Sorry for two trailer posts in one morning, but I didn't make the schedule. This trailer is an improvement over that 75-second teaser that played with the MTV Music Video Awards a couple months ago in that it offers a little scope and a look at the relatively realistic location-based world of the film. But more importantly, it gives us a moment to reflect on something. While there is certainly optimism to presume that this latest young-adult female-centric fantasy adaptation will perform at least better than the likes of Warner Bros.' Beautiful Creatures (curses to all of you for ignoring that inexplicable gem) or Open Road's The Host (mazel tov to all of you for ignoring that terrible terrible film), Lionsgate's Shailene Woodley vehicle Divergent doesn't really have to perform to Hunger Games/Twilight numbers to be successful.  The film cost $80 million, which means it only has to made around $200 million worldwide to eventually make a profit, especially if it's any good. More importantly, Divergent will not be the next Hunger Games anymore than Beautiful Creatures was going to be the next Twilight.

One of the prime reasons that Harry Potter and the Sorcerer's Stone did so much better than the likes of Eragon was that it was a relative original in concept and form. It was a big-budget fantasy spectacle set in a magical British boarding school and it wasn't really copying anything in the marketplace. The same goes for Twilight, which was a mix of harlequin romance and chaste horror parable and completely unlike anything else in the male-centric fantasy marketplace. And yes, that also goes for The Hunger Games, which was a relatively "real world" post-apocalyptic action drama (with enough fantastical flourishes to justify its futuristic setting) about impoverished children forced to murder each other for the amusement of the "1%". That's not exactly what anyone should think of when they think "Twilight rip-off".

 You could argue that The Hunger Games was green-lit based on the success of Twilight or that Twilight was able to get its uber-faithful adaptation from Summit Entertainment because Harry Potter was a hit franchise, but all three mega-franchises were genuine originals at least compared to what else was out in the marketplace. If there is an argument for originality over merely mimicking what worked, it's that the copycat never earns as much as the original. With the exception of The Grudge, not a single one of the Asian horror remakes that followed in The Ring's footsteps grossed anywhere near what that 2002 Gore Verbinski thriller grossed. Few of the would-be "shock horror" films that followed in the wake of the Saw franchise earned as much as the one that started it all, and no found-footage horror film has earned as much as Paranormal Activity four years later.
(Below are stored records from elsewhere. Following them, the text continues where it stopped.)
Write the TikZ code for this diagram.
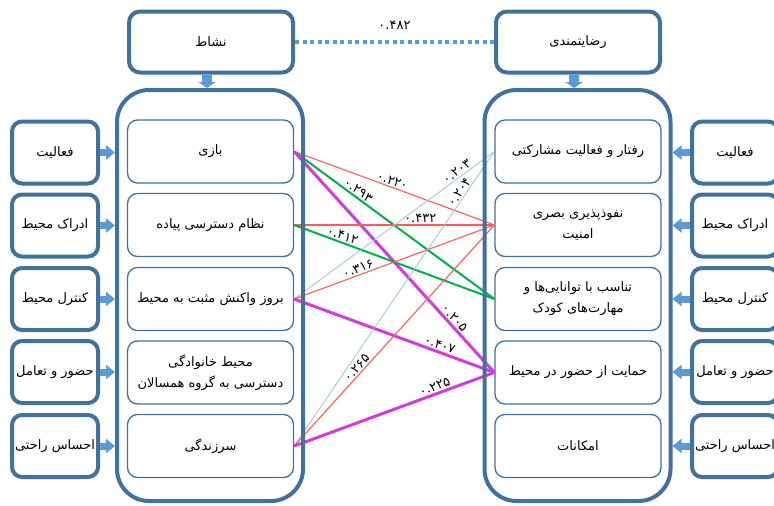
\documentclass[tikz,border=0pt]{standalone}
\usepackage{fontspec}
\newfontfamily\fa[Script=Arabic]{DejaVu Sans}
\TeXXeTstate=1
\usetikzlibrary{arrows.meta}
\definecolor{bdr}{HTML}{41719C}
\definecolor{arw}{HTML}{5B9BD5}
\definecolor{cred}{HTML}{FF5B5B}
\definecolor{cgreen}{HTML}{00B050}
\definecolor{cmag}{HTML}{D23CDC}
\definecolor{cblue}{HTML}{9DC3E6}
\newcommand\RT[1]{\beginR #1\endR}
\begin{document}
\begin{tikzpicture}[x=1pt,y=-1pt,font=\fa\fontsize{13}{21}\selectfont,
  topbox/.style={draw=bdr,line width=4pt,rounded corners=11pt,minimum width=164pt,minimum height=61pt,inner sep=0pt,fill=white},
  sidebox/.style={draw=bdr,line width=4pt,rounded corners=10pt,minimum width=86pt,minimum height=62pt,inner sep=0pt},
  inbox/.style={draw=bdr,line width=1.3pt,rounded corners=10pt,minimum width=166pt,minimum height=63pt,inner sep=0pt,align=center},
  cont/.style={draw=bdr,line width=4pt,rounded corners=32pt,minimum width=186pt,minimum height=411pt,inner sep=0pt},
  sideblk/.style={draw=arw,line width=7pt,-{Triangle[width=14pt,length=9pt]}},
  downblk/.style={draw=arw,line width=10pt,-{Triangle[width=17pt,length=6pt]}},
  rl/.style={draw=cred,line width=1.1pt},
  gl/.style={draw=cgreen,line width=2pt},
  ml/.style={draw=cmag,line width=3pt},
  bl/.style={draw=cblue,line width=0.8pt},
  lab/.style={sloped,above,inner sep=1.5pt,font=\fa\fontsize{13}{14}\selectfont,text=black},
  txt/.style={inner sep=0pt,align=center}]
\useasboundingbox (0,0) rectangle (774,506);
\fill[white] (0,0) rectangle (774,506);
% top boxes
\node[topbox] (topL) at (211,42) {\RT{نشاط}};
\node[topbox] (topR) at (578,42) {\RT{رضایتمندی}};
% inner left
\node[inbox] (L1) at (210.5,151.5) {\RT{بازی}};
\node[inbox] (L2) at (210.5,225) {\RT{نظام دسترسی پیاده}};
\node[inbox] (L3) at (210.5,299) {\RT{بروز واکنش مثبت به محیط}};
\node[inbox] (L4) at (210.5,372.5) {\RT{محیط خانوادگی}\\\RT{دسترسی به گروه همسالان}};
\node[inbox] (L5) at (210.5,446) {\RT{سرزندگی}};
% inner right
\node[inbox] (R1) at (578,151.5) {\RT{رفتار و فعالیت مشارکتی}};
\node[inbox] (R2) at (578,225) {\RT{نفوذپذیری بصری}\\\RT{امنیت}};
\node[inbox] (R3) at (578,299) {\RT{تناسب با توانایی‌ها و}\\\RT{مهارت‌های کودک}};
\node[inbox] (R4) at (578,372.5) {\RT{حمایت از حضور در محیط}};
\node[inbox] (R5) at (578,446) {\RT{امکانات}};
% side boxes left
\node[sidebox] (SL1) at (55,152.5) {};
\node[sidebox] (SL2) at (55,225.5) {};
\node[sidebox] (SL3) at (55,299) {};
\node[sidebox] (SL4) at (55,372) {};
\node[sidebox] (SL5) at (55,446) {};
\node[txt] (tSL1) at (SL1) {\RT{فعالیت}};
\node[txt] (tSL2) at (SL2) {\RT{ادراک محیط}};
\node[txt] (tSL3) at (SL3) {\RT{کنترل محیط}};
\node[txt] (tSL4) at (SL4) {\RT{حضور و تعامل}};
\node[txt] (tSL5) at (SL5) {\RT{احساس راحتی}};
% side boxes right
\node[sidebox] (SR1) at (735,152.5) {};
\node[sidebox] (SR2) at (735,225.5) {};
\node[sidebox] (SR3) at (735,299) {};
\node[sidebox] (SR4) at (735,372) {};
\node[sidebox] (SR5) at (735,446) {};
\node[txt] (tSR1) at (SR1) {\RT{فعالیت}};
\node[txt] (tSR2) at (SR2) {\RT{ادراک محیط}};
\node[txt] (tSR3) at (SR3) {\RT{کنترل محیط}};
\node[txt] (tSR4) at (SR4) {\RT{حضور و تعامل}};
\node[txt] (tSR5) at (SR5) {\RT{احساس راحتی}};
% correlation lines
\draw[rl] (L1.east) -- node[lab,pos=0.48]{۰.۲۲۰} (R2.west);
\draw[gl] (L1.east) -- node[lab,pos=0.30]{۰.۲۹۳} (R3.west);
\draw[ml] (L1.east) -- node[lab,pos=0.775]{۰.۲۰۵} (R4.west);
\draw[rl] (L2.east) -- node[lab,pos=0.63]{۰.۴۳۲} (R2.west);
\draw[gl] (L2.east) -- node[lab,pos=0.23]{۰.۴۱۲} (R3.west);
\draw[bl] (L3.east) -- node[lab,pos=0.83]{۰.۲۰۳} (R1.west);
\draw[rl] (L3.east) -- node[lab,pos=0.33]{۰.۳۱۶} (R2.west);
\draw[ml] (L3.east) -- node[lab,pos=0.715]{۰.۴۰۷} (R4.west);
\draw[bl] (L5.east) -- node[lab,pos=0.85]{۰.۲۰۴} (R1.west);
\draw[rl] (L5.east) -- node[lab,pos=0.335]{۰.۲۶۵} (R2.west);
\draw[ml] (L5.east) -- node[lab,pos=0.715]{۰.۲۲۵} (R4.west);
% containers
\node[cont] (contL) at (210,295.5) {};
\node[cont] (contR) at (577.5,295.5) {};
% block arrows
\draw[downblk] ([xshift=-4pt]topL.south) -- ([xshift=-4pt]topL.south |- contL.north);
\draw[downblk] ([xshift=-4pt]topR.south) -- ([xshift=-4pt]topR.south |- contR.north);
\foreach \i in {1,...,5}{
  \draw[sideblk] (SL\i.east) -- (SL\i.east -| contL.west);
  \draw[sideblk] (SR\i.west) -- (SR\i.west -| contR.east);
}
% dotted link
\draw[draw=arw,line width=4pt,dash pattern=on 4pt off 3.5pt] (topL.east) -- node[midway,above=7pt,text=black,font=\fa\fontsize{13}{14}\selectfont]{۰.۴۸۲} (topR.west);
\end{tikzpicture}
\end{document}
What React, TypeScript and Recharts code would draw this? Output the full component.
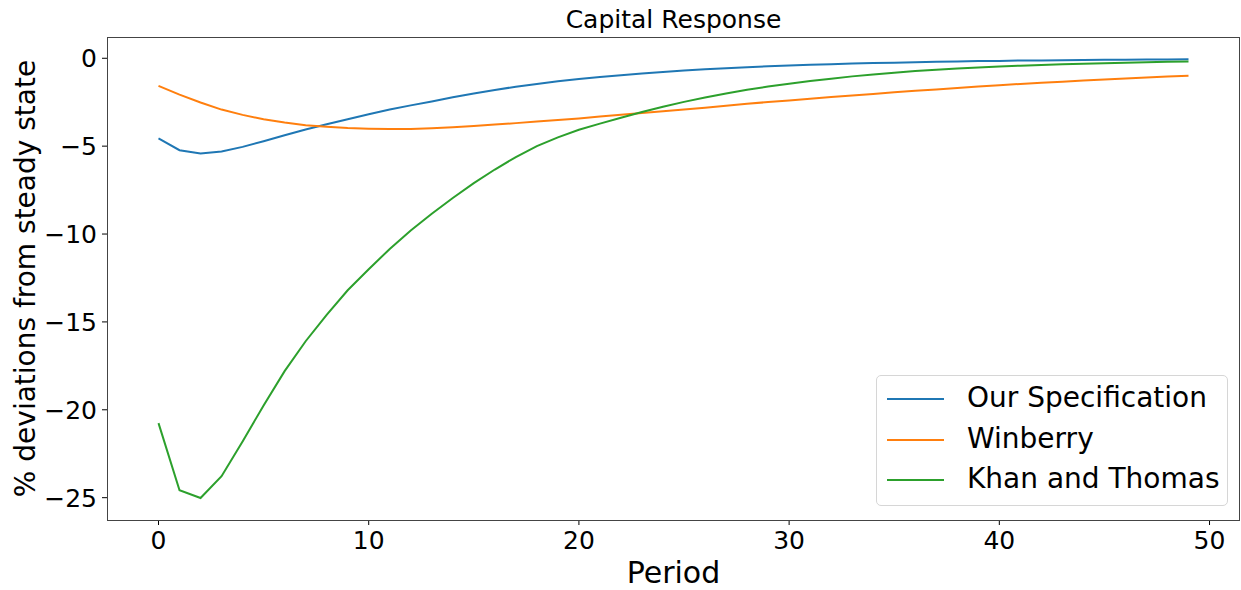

The first may or may not be the best, but it is almost always the biggest grossing. But again, the good news is that Divergent doesn't need to gross as much as Harry Potter and the Sorcerer's Stone, but merely only as much as The Spiderwick Chronicles. For the moment, even as I argue that the marketing is tripping over itself trying to explain the film's arbitrary fantasy rules, let us celebrate that we have another big-budget action film centered around a female protagonist. Let us take a minute to amuse ourselves at the notion that Shailene Woodley, once considered not "hot enough" to play Mary Jane Watson in The Amazing Spider-Man 2, now has her own franchise.

I hope Divergent is good and if it's good I hope it makes enough money to inspire a sequel or two. But I also hope we're in a position a few years down the line where we have enough female-centric genre franchises that we don't feel the need to compare them to each other.  I don't want Divergent to be the next Hunger Games, but rather the first Divergent.